ROD McGUIRK
Associated Press
CANBERRA, Australia (AP) — Australia’s prime minister said Thursday he was considering a personal request from President Barack Obama to send a medical team to Africa to fight Ebola, but that priority remains responding to an outbreak in the Asia-Pacific region.
Prime Minister Tony Abbott discussed the Ebola crisis with Obama in a telephone conversation late Wednesday. Abbott said he was “carefully considering” requests from the United States and Britain to send personnel to West Africa, where the disease has infected some 9,900 people and killed more than 4,800 in the hardest hit countries — Sierra Leone, Liberia and Guinea.

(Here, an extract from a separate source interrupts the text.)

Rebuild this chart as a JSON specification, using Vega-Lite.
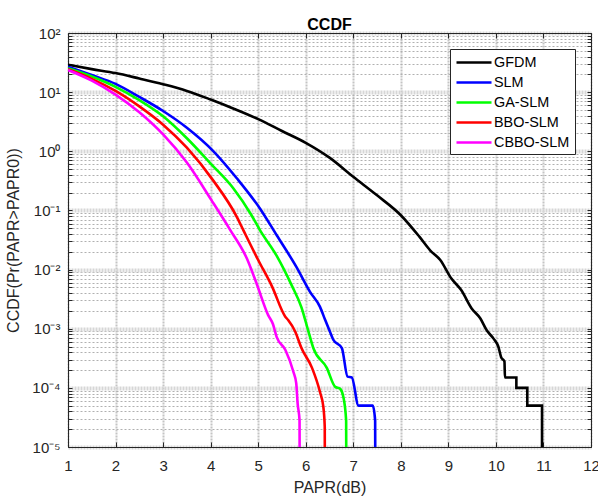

A team of four doctors and 16 nurses are ready to fly from the Australia’s northernmost city of Darwin if there’s an outbreak in Australia’s region, he said.
“While we are responding in West Africa as we should, our priority is inevitably … here at home and in our region,” Abbott told Parliament.
Australia has donated 18 million Australian dollars ($16 million) to fight the disease in West Africa. But the government won’t send personnel until it has guarantees that any Australian who became infected in Africa received adequate medical treatment.
The government argues that Australia is too distant from Africa for such a medical evacuation, so a third country would need to care for an Australian patient. Japan and South Korea have recently committed medical personnel to Africa despite also being far removed from there.
Foreign Department head Peter Varghese said his office was getting closer to striking an evacuation deal in talks with the United States, Britain, France, Switzerland, Norway, Spain, Italy, Germany and the European Union.